YOUR GOAL: Skip any picture you find and retype all the remaining lines exactly.

DATASET SECTION:
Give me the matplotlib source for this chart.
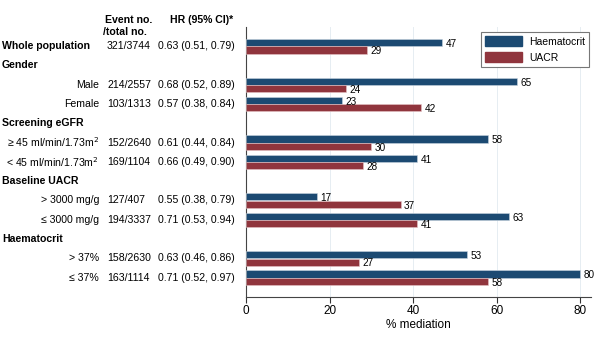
import numpy as np
import matplotlib.pyplot as plt

plt.rcParams['font.family'] = ['Liberation Sans', 'DejaVu Sans']

# rows, top to bottom (headers have no bars)
labels = ['Whole population', 'Gender', 'Male', 'Female', 'Screening eGFR',
          '\u2265 45 ml/min/1.73m$^2$', '< 45 ml/min/1.73m$^2$', 'Baseline UACR',
          '> 3000 mg/g', '\u2264 3000 mg/g', 'Haematocrit', '> 37%', '\u2264 37%']
is_header = [True, True, False, False, True, False, False, True, False, False, True, False, False]
events = ['321/3744', '', '214/2557', '103/1313', '', '152/2640', '169/1104', '',
          '127/407', '194/3337', '', '158/2630', '163/1114']
hr_ci = ['0.63 (0.51, 0.79)', '', '0.68 (0.52, 0.89)', '0.57 (0.38, 0.84)', '',
         '0.61 (0.44, 0.84)', '0.66 (0.49, 0.90)', '', '0.55 (0.38, 0.79)',
         '0.71 (0.53, 0.94)', '', '0.63 (0.46, 0.86)', '0.71 (0.52, 0.97)']
haemat = [47, None, 65, 23, None, 58, 41, None, 17, 63, None, 53, 80]
uacr = [29, None, 24, 42, None, 30, 28, None, 37, 41, None, 27, 58]

blue = '#1c4a72'
red = '#90353d'

fig = plt.figure(figsize=(5.95, 3.4), dpi=100)
ax = fig.add_axes([246/595, 1-297/340, 345/595, 270/340])

ypos = np.arange(len(labels))
bh = 0.37
for i in range(len(labels)):
    if haemat[i] is None:
        continue
    ax.barh(ypos[i]-0.19, haemat[i], height=bh, color=blue, edgecolor='#c8d4de', linewidth=0.4, zorder=3)
    ax.barh(ypos[i]+0.19, uacr[i], height=bh, color=red, edgecolor='#e4c4c6', linewidth=0.4, zorder=3)
    ax.text(haemat[i]+0.8, ypos[i]-0.12, str(haemat[i]), fontsize=7.2, va='center', ha='left', zorder=4)
    ax.text(uacr[i]+0.8, ypos[i]+0.26, str(uacr[i]), fontsize=7.2, va='center', ha='left', zorder=4)

ax.set_xlim(0, 82.6)
ax.set_ylim(13.0, -1.0)
ax.set_yticks([])
ax.set_xticks([0, 20, 40, 60, 80])
ax.tick_params(axis='x', labelsize=8.5, length=4, width=0.8, color='#333333', pad=2)
ax.set_xlabel('% mediation', fontsize=8.5, labelpad=1)
ax.grid(axis='x', color='#e6edf2', linewidth=0.7, zorder=0)
for s in ['top', 'right']:
    ax.spines[s].set_visible(False)
ax.spines['left'].set_color('#444444')
ax.spines['bottom'].set_color('#444444')

# table columns to the left of the axes
def row_y(i):
    return 1 - (46 + 19.3*i)/340

fs = 7.6
for i, lab in enumerate(labels):
    y = row_y(i)
    if is_header[i]:
        fig.text(2/595, y, lab, fontsize=fs, fontweight='bold', va='center', ha='left')
    else:
        fig.text(99/595, y, lab, fontsize=fs, va='center', ha='right')
    if events[i]:
        fig.text(107/595, y, events[i], fontsize=fs, va='center', ha='left')
    if hr_ci[i]:
        fig.text(158/595, y, hr_ci[i], fontsize=fs, va='center', ha='left')

fig.text(105/595, 1-20/340, 'Event no.', fontsize=fs, fontweight='bold', va='center', ha='left')
fig.text(103/595, 1-32/340, '/total no.', fontsize=fs, fontweight='bold', va='center', ha='left')
fig.text(170/595, 1-20/340, 'HR (95% CI)*', fontsize=fs, fontweight='bold', va='center', ha='left')

h1 = plt.Rectangle((0, 0), 1, 1, color=blue)
h2 = plt.Rectangle((0, 0), 1, 1, color=red)
leg = ax.legend([h1, h2], ['Haematocrit', 'UACR'], loc='upper right',
                bbox_to_anchor=(589/595, 1-32/340), bbox_transform=fig.transFigure,
                fontsize=7.5, fancybox=False, framealpha=1, edgecolor='#777777',
                handlelength=3.5, handleheight=1.1, handletextpad=0.7,
                borderpad=0.4, labelspacing=0.55, borderaxespad=0)
leg.get_frame().set_linewidth(0.8)

fig.savefig('out.png', dpi=100)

RESPONSE FOR THIS EXERCISE:
Give me the matplotlib source for this chart.
import numpy as np
import matplotlib.pyplot as plt

plt.rcParams['font.family'] = ['Liberation Sans', 'DejaVu Sans']

# rows, top to bottom (headers have no bars)
labels = ['Whole population', 'Gender', 'Male', 'Female', 'Screening eGFR',
          '\u2265 45 ml/min/1.73m$^2$', '< 45 ml/min/1.73m$^2$', 'Baseline UACR',
          '> 3000 mg/g', '\u2264 3000 mg/g', 'Haematocrit', '> 37%', '\u2264 37%']
is_header = [True, True, False, False, True, False, False, True, False, False, True, False, False]
events = ['321/3744', '', '214/2557', '103/1313', '', '152/2640', '169/1104', '',
          '127/407', '194/3337', '', '158/2630', '163/1114']
hr_ci = ['0.63 (0.51, 0.79)', '', '0.68 (0.52, 0.89)', '0.57 (0.38, 0.84)', '',
         '0.61 (0.44, 0.84)', '0.66 (0.49, 0.90)', '', '0.55 (0.38, 0.79)',
         '0.71 (0.53, 0.94)', '', '0.63 (0.46, 0.86)', '0.71 (0.52, 0.97)']
haemat = [47, None, 65, 23, None, 58, 41, None, 17, 63, None, 53, 80]
uacr = [29, None, 24, 42, None, 30, 28, None, 37, 41, None, 27, 58]

blue = '#1c4a72'
red = '#90353d'

fig = plt.figure(figsize=(5.95, 3.4), dpi=100)
ax = fig.add_axes([246/595, 1-297/340, 345/595, 270/340])

ypos = np.arange(len(labels))
bh = 0.37
for i in range(len(labels)):
    if haemat[i] is None:
        continue
    ax.barh(ypos[i]-0.19, haemat[i], height=bh, color=blue, edgecolor='#c8d4de', linewidth=0.4, zorder=3)
    ax.barh(ypos[i]+0.19, uacr[i], height=bh, color=red, edgecolor='#e4c4c6', linewidth=0.4, zorder=3)
    ax.text(haemat[i]+0.8, ypos[i]-0.12, str(haemat[i]), fontsize=7.2, va='center', ha='left', zorder=4)
    ax.text(uacr[i]+0.8, ypos[i]+0.26, str(uacr[i]), fontsize=7.2, va='center', ha='left', zorder=4)

ax.set_xlim(0, 82.6)
ax.set_ylim(13.0, -1.0)
ax.set_yticks([])
ax.set_xticks([0, 20, 40, 60, 80])
ax.tick_params(axis='x', labelsize=8.5, length=4, width=0.8, color='#333333', pad=2)
ax.set_xlabel('% mediation', fontsize=8.5, labelpad=1)
ax.grid(axis='x', color='#e6edf2', linewidth=0.7, zorder=0)
for s in ['top', 'right']:
    ax.spines[s].set_visible(False)
ax.spines['left'].set_color('#444444')
ax.spines['bottom'].set_color('#444444')

# table columns to the left of the axes
def row_y(i):
    return 1 - (46 + 19.3*i)/340

fs = 7.6
for i, lab in enumerate(labels):
    y = row_y(i)
    if is_header[i]:
        fig.text(2/595, y, lab, fontsize=fs, fontweight='bold', va='center', ha='left')
    else:
        fig.text(99/595, y, lab, fontsize=fs, va='center', ha='right')
    if events[i]:
        fig.text(107/595, y, events[i], fontsize=fs, va='center', ha='left')
    if hr_ci[i]:
        fig.text(158/595, y, hr_ci[i], fontsize=fs, va='center', ha='left')

fig.text(105/595, 1-20/340, 'Event no.', fontsize=fs, fontweight='bold', va='center', ha='left')
fig.text(103/595, 1-32/340, '/total no.', fontsize=fs, fontweight='bold', va='center', ha='left')
fig.text(170/595, 1-20/340, 'HR (95% CI)*', fontsize=fs, fontweight='bold', va='center', ha='left')

h1 = plt.Rectangle((0, 0), 1, 1, color=blue)
h2 = plt.Rectangle((0, 0), 1, 1, color=red)
leg = ax.legend([h1, h2], ['Haematocrit', 'UACR'], loc='upper right',
                bbox_to_anchor=(589/595, 1-32/340), bbox_transform=fig.transFigure,
                fontsize=7.5, fancybox=False, framealpha=1, edgecolor='#777777',
                handlelength=3.5, handleheight=1.1, handletextpad=0.7,
                borderpad=0.4, labelspacing=0.55, borderaxespad=0)
leg.get_frame().set_linewidth(0.8)

fig.savefig('out.png', dpi=100)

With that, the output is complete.